The board also argues that General Statutes § 8-3 (g) requires that Sacred Heart obtain inland wetlands approval prior to receiving a certificate of zoning compliance. General Statutes § 8-3 (g) provides in part "[t]he zoning regulations may require that a site plan be filed with the commission or other municipal agency or official to aid in determining the conformity of a proposed building, use or structure with specific provisions of such regulations. If a site plan application involves an activity regulated pursuant to sections CT Page 151122a-36 to 22a-45, inclusive, the applicant shall submit an application for a permit to the agency responsible for administration of the inland wetlands regulations not later than the day such application is filed with the zoning commission. The decision of the zoning commission shall not be rendered on the site plan application until the inland wetlands agency has submitted a report with its final decision. In making its decision the zoning commission shall give due consideration to the report of the inland wetlands agency."

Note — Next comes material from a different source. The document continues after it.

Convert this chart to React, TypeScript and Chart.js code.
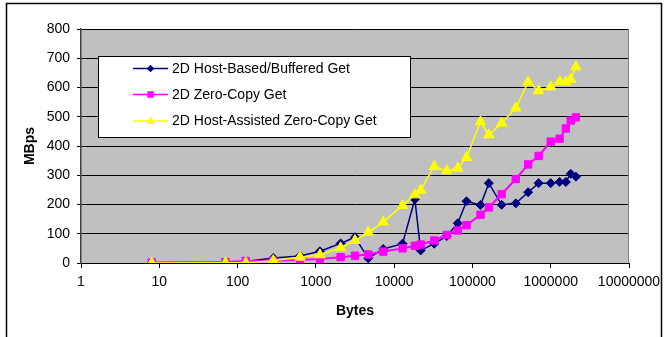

Chapter 22 of the regulations does not require a site plan. (ROR, Item 2A.) Rather, Chapter 22, § 7 of the regulations provides in part that "[e]ach application for a . . . Certificate of Zoning Compliance shall be accompanied by a plot plan in duplicate which shall be drawn to scale and which will show the actual dimensions of the lot to be built upon, the size of the building to be erected, the location of the building upon the lot, the dimensions of all open spaces and such other information as may be required by the Zoning Enforcement Officers to indicate compliance with these regulations and to aid them in the enforcement thereof." (Emphasis Added.) A plot plan and a site plan are neither synonymous nor interchangeable terms. King v. Zoning Board, Superior Court, judicial district of Hartford/New Britain at Hartford, Docket No. 387361 (March 19, 1992) (Dunnell, J.) Accordingly, the court concludes that the regulations did not require a site plan application, and therefore, inland wetlands approval was not a prerequisite for a certificate of zoning compliance.

VI. CONCLUSION

Based upon all of the foregoing, the court sustains Sacred Heart's appeal.

Judgment shall enter for the plaintiff.